Se estamos certos no que foi dito até agora, ficamos a mercê da relatividade do significado. Mas, isso é um problema? Pode não ser em muitos casos e até, nesses casos, trazerem vantagens competitivas e de adaptação, mas de Frege** se poderia ter como consequência que dois interlocutores concordam sobre o sentido de determinada expressão ou objeto que não é um sentido convencional e que pode deturpar o seu significado, podendo levar ao terraplanismo. A respeito de Wittgenstein, certas expressões tiradas de seu contexto poderiam ser catastróficas.

De todo modo, ambas as teorias podem ser aceitas se devidamente introduzidas e respeitadas dentro de suas próprias condições, mas elas não garantem que a linguagem pode ser utilizada de maneira objetiva e universal. Essa maleabilidade da linguagem aporta um dinamismo que é perspícuo, mas que gera dificuldades em domínios como o científico, medicinal ou jurídico. Sempre pode e deve haver um espaço de manobra, mas a busca de um significado mais rigoroso pode se fazer necessário quando até as máquinas já começam a difundi-lo.

_____________

* Filosofias referencialistas e / ou externalistas como as de Kripke, Putnam, etc. abordam o significado de maneira diversa, mas nem por isso podemos dizer que não sejam relativistas.

** Não nos esquecemos que o valor de verdade, para Frege, depende da referência.

segunda-feira, 3 de julho de 2023

Representação e Correspondência

Aborda a superfície de dois temas controversos: a representação mental da realidade e a sua correspondência com o mundo[i]

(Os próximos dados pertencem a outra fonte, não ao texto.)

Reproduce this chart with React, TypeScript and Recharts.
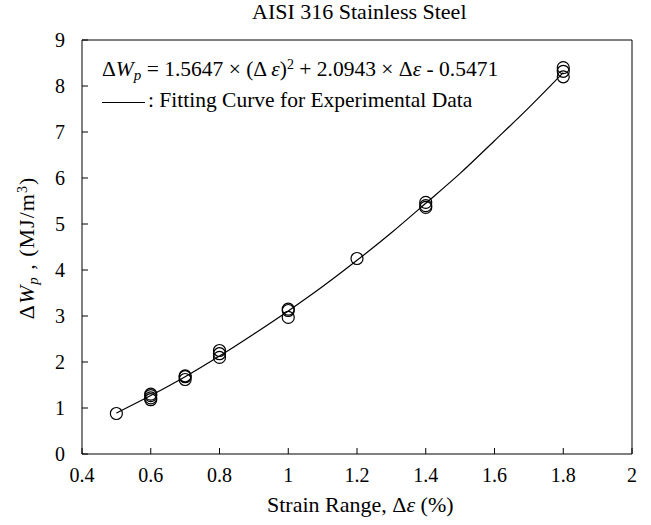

O primeiro ponto que gostaríamos de tocar é o da representação, quando tida como esboço mental da realidade. É mais ou menos como se fosse uma mente vazia que aponta para fora (Sartre) ou uma mente que espelha o mundo (Descartes, Kant), com os segundos valorizando uma concepção egóica. Ao tratar do conteúdo semântico das proposições, Costa defende o espelhamento dos dados do mundo com a consciência pensando, por meio dos dados-dos-sentidos.[ii] O mais interessante é que ele o faz trazendo evidências científicas de exames de imagem do cérebro (BOLD fMRI)[iii]. Ora, seria possível mapear os “sense-data” em nosso cérebro e são os seus conteúdos semânticos que são por nós partilhados com os demais por analogia, evitando-se também, assim, o solipsismo.

A correspondência, algo também deveras controverso, marca muito essa relação linguagem-mundo, mente-linguagem-mundo e, nesse contexto, Costa defende os fatos como “os fazedores-de-verdade universais”. Em linha com Frege-Strawson e em oposição a Austin, Costa concorda com a correlação entre um pensamento e um fato e, nesse sentido, enfatiza o status ontológico do fato, pois é ele que é a referência do conteúdo empírico. Aqui dizemos: por mais que haja um sentido que é comunicado e entendido na teoria de Frege, o seu conteúdo só tem valor de verdade se corresponde a algo no mundo.

É a alusão que Costa faz a uma teoria correspondencial da verdade, ou seja, um conteúdo cognitivo, um pensamento verdadeiro se ancora em um fato empírico, que é uma situação ou estado de coisa cuja descrição começa com uma cláusula-que, conforme definição de Strawson. Por exemplo, o fato de que “o seu estado de saúde é bom” é algo que não muda enquanto dura e pode fazer o papel de fazedor-de-verdade do conteúdo cognitivo do enunciado.



[i] São temas que Costa trata lateralmente nos trechos que até então tivermos oportunidade de ler em sua obra Cognitivismo Semântico, mas que servem para deixarmos esses assuntos em pauta.

[ii] Lembremos que Costa é um neo-cognitivista.